Written instruction: Copy exactly, and only, the lines below from the first through the one containing "prepare the in-class", both included; pictures are omitted.

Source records

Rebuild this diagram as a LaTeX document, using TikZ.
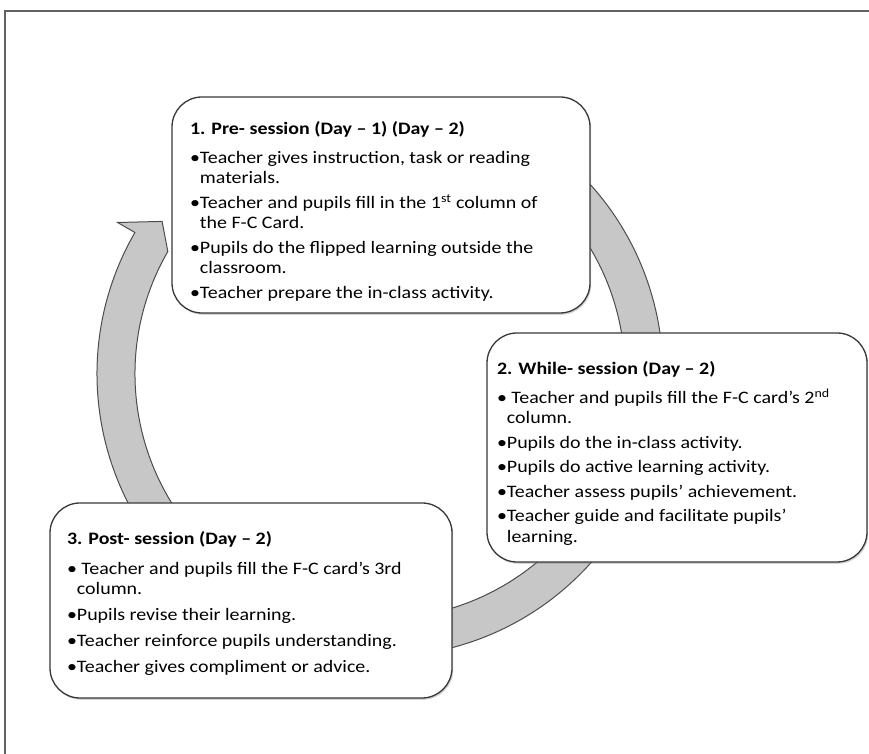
\documentclass[tikz,border=0pt]{standalone}
\usepackage{fontspec}
\setmainfont{Carlito}[FakeStretch=1.14]
\usepackage{tikz}
\usetikzlibrary{calc,shadows}
\tikzset{>=latex}
\tikzset{
  stage/.style={draw=black!78, fill=white, line width=1.3pt, rounded corners=30pt,
    inner ysep=0pt, font=\fontsize{17.5}{20.5}\selectfont,
    drop shadow={shadow xshift=1.2pt, shadow yshift=-1.8pt, opacity=.35}},
  cyclearrow/.style={fill=black!22, draw=black!70, line width=1pt},
  frameline/.style={draw=black!62, line width=1.3pt}
}
% text of one stage: height, width, top gap, item gap, lines
\newcommand{\stagetext}[5]{\parbox[c][#1][t]{#2}{\raggedright\setlength{\parskip}{#4}\vspace*{#3}#5}}
\newcommand{\stagetitle}[1]{\textbf{#1}\par\vspace{4pt}}
\newcommand{\bitem}[1]{\par\setbox0\hbox{\textbullet}\hangindent=\wd0 \hangafter=1 \textbullet#1\par}

\begin{document}
\begin{tikzpicture}[x=1pt,y=1pt]
  \useasboundingbox (0,0) rectangle (869,754);
  \draw[frameline] (5,0) |- (869,743); % page edge

  % the ring arrow, drawn first so the boxes sit on it
  \coordinate (hub) at (380,380);
  \draw[cyclearrow] ($(hub)+(55:283)$) arc[start angle=55, end angle=-210, radius=283]
       -- ($(hub)+(-210:303)$) -- ($(hub)+(-215:266)$) -- ($(hub)+(-210:245)$)
       arc[start angle=-210, end angle=55, radius=245] -- cycle;

  \node[stage, inner xsep=18pt] (pre) at (381,549) {\stagetext{216pt}{382pt}{21pt}{4pt}{%
    \stagetitle{1. Pre- session (Day – 1) (Day – 2)}
    \bitem{Teacher gives instruction, task or reading\newline materials.}
    \bitem{Teacher and pupils fill in the 1\textsuperscript{st} column of\newline the F-C Card.}
    \bitem{Pupils do the flipped learning outside the\newline classroom.}
    \bitem{Teacher prepare the in-class activity.}}};

  \node[stage, inner xsep=10pt] (while) at (677,306.5) {\stagetext{229pt}{360pt}{25pt}{4pt}{%
    \stagetitle{2. While- session (Day – 2)}
    \bitem{\ Teacher and pupils fill the F-C card’s 2\textsuperscript{nd}\newline column.}
    \bitem{Pupils do the in-class activity.}
    \bitem{Pupils do active learning activity.}
    \bitem{Teacher assess pupils’ achievement.}
    \bitem{Teacher guide and facilitate pupils’\newline learning.}}};

  \node[stage, inner xsep=17pt] (post) at (251,153.5) {\stagetext{195pt}{368pt}{23pt}{5.5pt}{%
    \stagetitle{3. Post- session (Day – 2)}
    \bitem{\ Teacher and pupils fill the F-C card’s 3rd\newline column.}
    \bitem{Pupils revise their learning.}
    \bitem{Teacher reinforce pupils understanding.}
    \bitem{Teacher gives compliment or advice.}}};
\end{tikzpicture}
\end{document}
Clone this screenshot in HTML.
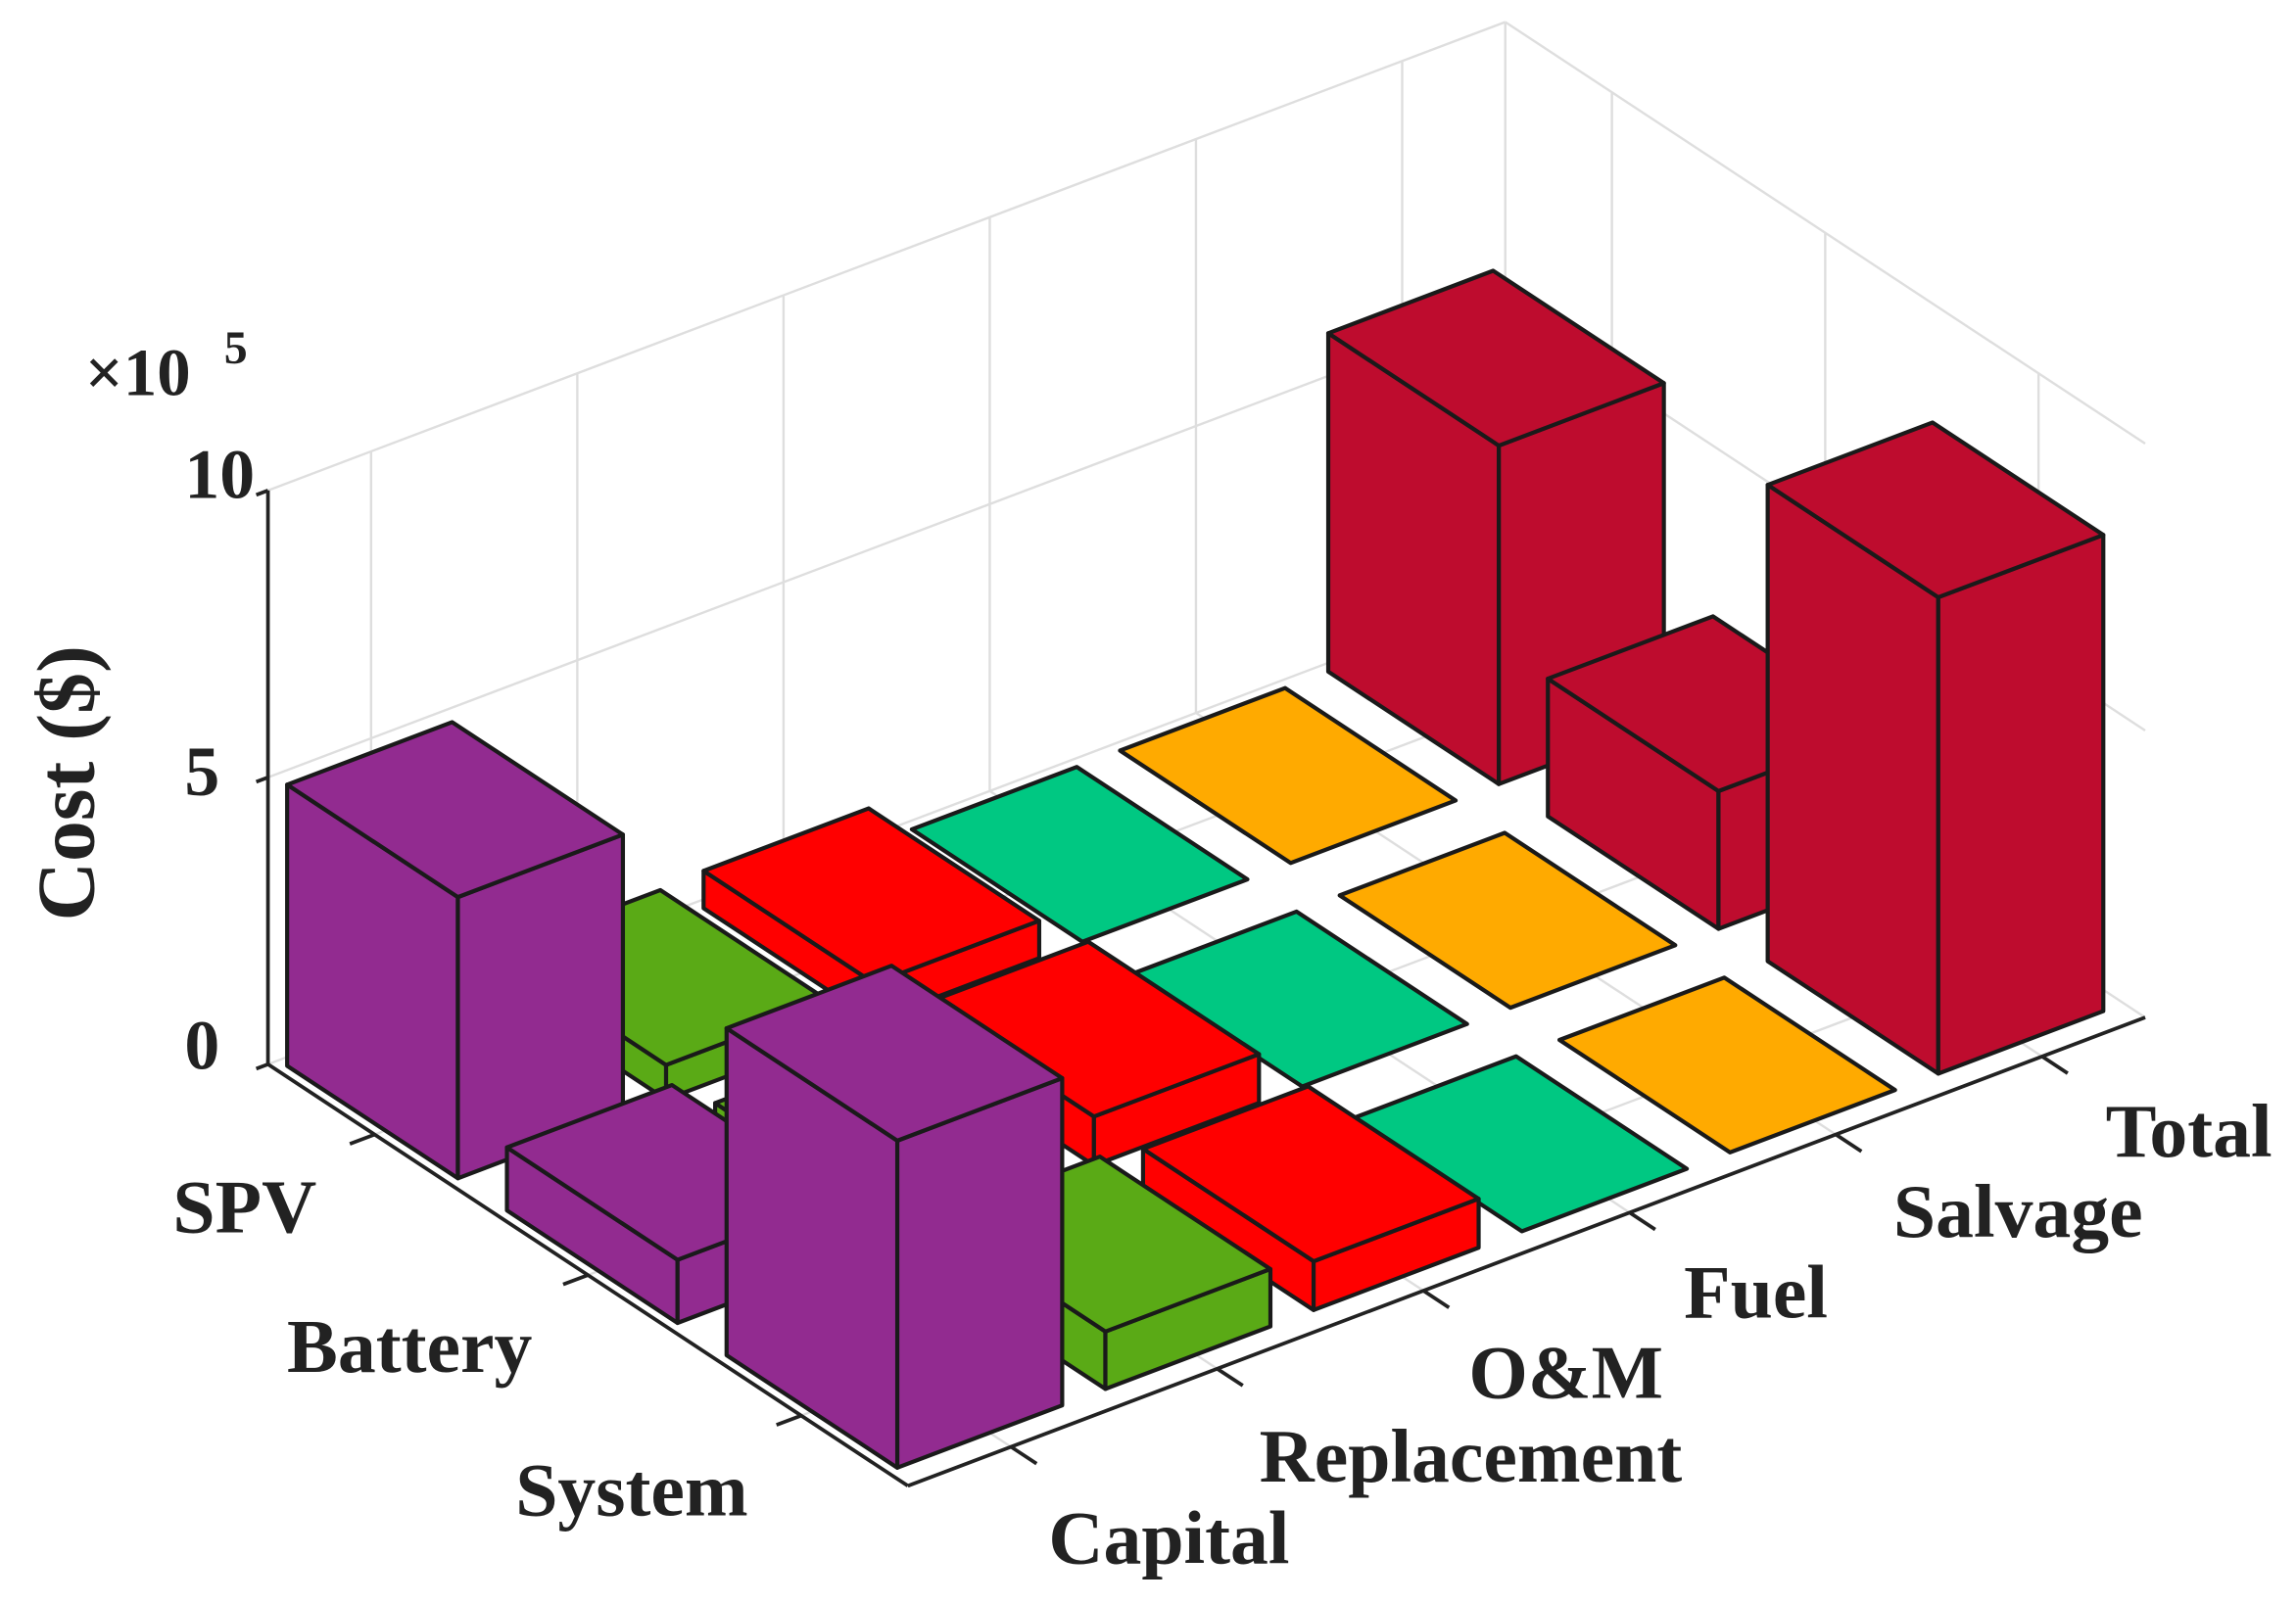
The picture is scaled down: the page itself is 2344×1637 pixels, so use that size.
<!DOCTYPE html>
<html><head><meta charset="utf-8">
<style>
html,body{margin:0;padding:0;background:#fff;}
svg{display:block;}
text{font-family:"Liberation Serif",serif;font-weight:bold;fill:#222;}
</style></head>
<body>
<svg id="s" width="2344" height="1637" viewBox="0 0 1568 1095" xmlns="http://www.w3.org/2000/svg">
<rect width="1568" height="1095" fill="#fff"/>
<g id="grid"></g>
<g id="axes"></g>
<g id="bars"></g>
<text x="58" y="270" font-size="46" font-weight="normal">×10</text>
<text x="153" y="248" font-size="32" font-weight="normal">5</text>
<text x="174" y="340" font-size="48" text-anchor="end">10</text>
<text x="150" y="543" font-size="48" text-anchor="end">5</text>
<text x="150" y="730" font-size="48" text-anchor="end">0</text>
<text transform="translate(64,535) rotate(-90)" font-size="56" text-anchor="middle">Cost ($)</text>
<text x="118" y="842" font-size="52">SPV</text>
<text x="196" y="937" font-size="52">Battery</text>
<text x="352" y="1035" font-size="52">System</text>
<text x="716" y="1068" font-size="52">Capital</text>
<text x="860" y="1012" font-size="52">Replacement</text>
<text x="1003" y="955" font-size="52">O&amp;M</text>
<text x="1150" y="900" font-size="52">Fuel</text>
<text x="1293" y="845" font-size="52">Salvage</text>
<text x="1438" y="790" font-size="52">Total</text>
</svg>
<script>
(function(){
var NS="http://www.w3.org/2000/svg";
function P(r,c,z){return [183+437*r+845*c, 727+288*r-320*c-39.2*z];}
function el(g,tag,attrs){var e=document.createElementNS(NS,tag);for(var k in attrs)e.setAttribute(k,attrs[k]);document.getElementById(g).appendChild(e);return e;}
function line(g,a,b,col,w){el(g,"line",{x1:a[0],y1:a[1],x2:b[0],y2:b[1],stroke:col,"stroke-width":w});}
var gc="#dedede";
for(var j=0;j<6;j++){var c=(j+.5)/6;line("grid",P(0,c,0),P(0,c,10),gc,1.6);}
[0,5,10].forEach(function(z){line("grid",P(0,0,z),P(0,1,z),gc,1.6);line("grid",P(0,1,z),P(1,1,z),gc,1.6);});
line("grid",P(0,1,0),P(0,1,10),gc,1.6);
for(var i=0;i<3;i++){var r=(i+.5)/3;line("grid",P(r,1,0),P(r,1,10),gc,1.6);line("grid",P(r,0,0),P(r,1,0),gc,1.6);}
for(var j=0;j<6;j++){var c=(j+.5)/6;line("grid",P(0,c,0),P(1,c,0),gc,1.6);}
var ac="#222";
line("axes",P(0,0,0),P(0,0,10),ac,2.5);
[0,5,10].forEach(function(z){var a=P(0,0,z);line("axes",a,[a[0]-8,a[1]+3],ac,2.5);});
line("axes",P(0,0,0),P(1,0,0),ac,2.5);
line("axes",P(1,0,0),P(1,1,0),ac,2.5);
for(var i=0;i<3;i++){var a=P((i+.5)/3,0,0),b=P((i+.5)/3,-0.02,0);line("axes",a,b,ac,2.5);}
for(var j=0;j<6;j++){var a=P(1,(j+.5)/6,0),b=P(1.04,(j+.5)/6,0);line("axes",a,b,ac,2.5);}
var cols=["#922B90","#5AAA16","#FF0000","#00C882","#FFAA00","#BE0C2E"];
var H=[[4.9,0.6,0.65,0,0,5.9],[1.1,0.5,0.85,0,0,2.4],[5.7,1.0,0.85,0,0,8.3]];
var list=[];
for(var i=0;i<3;i++)for(var j=0;j<6;j++){list.push({i:i,j:j,y:P((i+.5)/3,(j+.5)/6,0)[1]});}
list.sort(function(a,b){return a.y-b.y;});
function poly(pts,fill){el("bars","polygon",{points:pts.map(function(p){return p[0].toFixed(1)+","+p[1].toFixed(1);}).join(" "),fill:fill,stroke:"#1a1a1a","stroke-width":2.8,"stroke-linejoin":"round"});}
list.forEach(function(o){
 var dr=-0.02*(1-o.i/2)/1, dc=-0.008*(1-o.j/5);
 var r0=(o.i+.1)/3+dr,r1=(o.i+.9)/3+dr,c0=(o.j+.1)/6+dc,c1=(o.j+.9)/6+dc,h=H[o.i][o.j],f=cols[o.j];
 if(h>0){
  poly([P(r0,c0,0),P(r1,c0,0),P(r1,c0,h),P(r0,c0,h)],f);
  poly([P(r1,c0,0),P(r1,c1,0),P(r1,c1,h),P(r1,c0,h)],f);
 }
 poly([P(r0,c0,h),P(r1,c0,h),P(r1,c1,h),P(r0,c1,h)],f);
});
})();
</script>
</body></html>
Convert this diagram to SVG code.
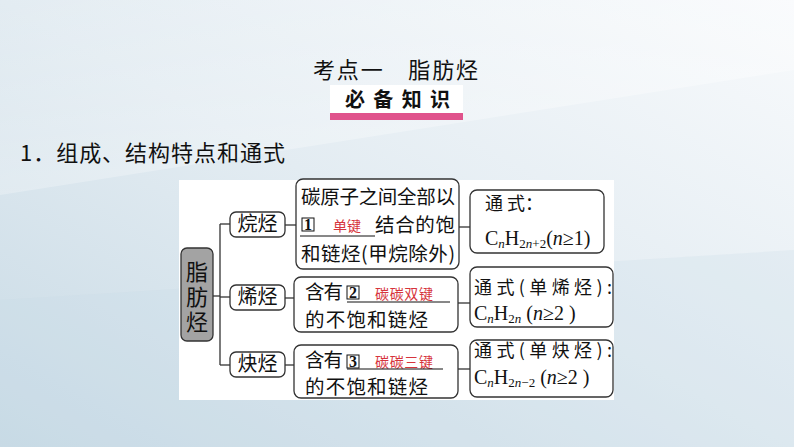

Written response:
Rebuild this diagram as a LaTeX document, using TikZ.
\documentclass[tikz,border=0pt]{standalone}
\usepackage{fontspec}
\setmainfont{Carlito}[FakeStretch=1.14]
\usepackage{tikz}
\usetikzlibrary{calc,shadows}
\tikzset{>=latex}
\tikzset{
  stage/.style={draw=black!78, fill=white, line width=1.3pt, rounded corners=30pt,
    inner ysep=0pt, font=\fontsize{17.5}{20.5}\selectfont,
    drop shadow={shadow xshift=1.2pt, shadow yshift=-1.8pt, opacity=.35}},
  cyclearrow/.style={fill=black!22, draw=black!70, line width=1pt},
  frameline/.style={draw=black!62, line width=1.3pt}
}
% text of one stage: height, width, top gap, item gap, lines
\newcommand{\stagetext}[5]{\parbox[c][#1][t]{#2}{\raggedright\setlength{\parskip}{#4}\vspace*{#3}#5}}
\newcommand{\stagetitle}[1]{\textbf{#1}\par\vspace{4pt}}
\newcommand{\bitem}[1]{\par\setbox0\hbox{\textbullet}\hangindent=\wd0 \hangafter=1 \textbullet#1\par}

\begin{document}
\begin{tikzpicture}[x=1pt,y=1pt]
  \useasboundingbox (0,0) rectangle (869,754);
  \draw[frameline] (5,0) |- (869,743); % page edge

  % the ring arrow, drawn first so the boxes sit on it
  \coordinate (hub) at (380,380);
  \draw[cyclearrow] ($(hub)+(55:283)$) arc[start angle=55, end angle=-210, radius=283]
       -- ($(hub)+(-210:303)$) -- ($(hub)+(-215:266)$) -- ($(hub)+(-210:245)$)
       arc[start angle=-210, end angle=55, radius=245] -- cycle;

  \node[stage, inner xsep=18pt] (pre) at (381,549) {\stagetext{216pt}{382pt}{21pt}{4pt}{%
    \stagetitle{1. Pre- session (Day – 1) (Day – 2)}
    \bitem{Teacher gives instruction, task or reading\newline materials.}
    \bitem{Teacher and pupils fill in the 1\textsuperscript{st} column of\newline the F-C Card.}
    \bitem{Pupils do the flipped learning outside the\newline classroom.}
    \bitem{Teacher prepare the in-class activity.}}};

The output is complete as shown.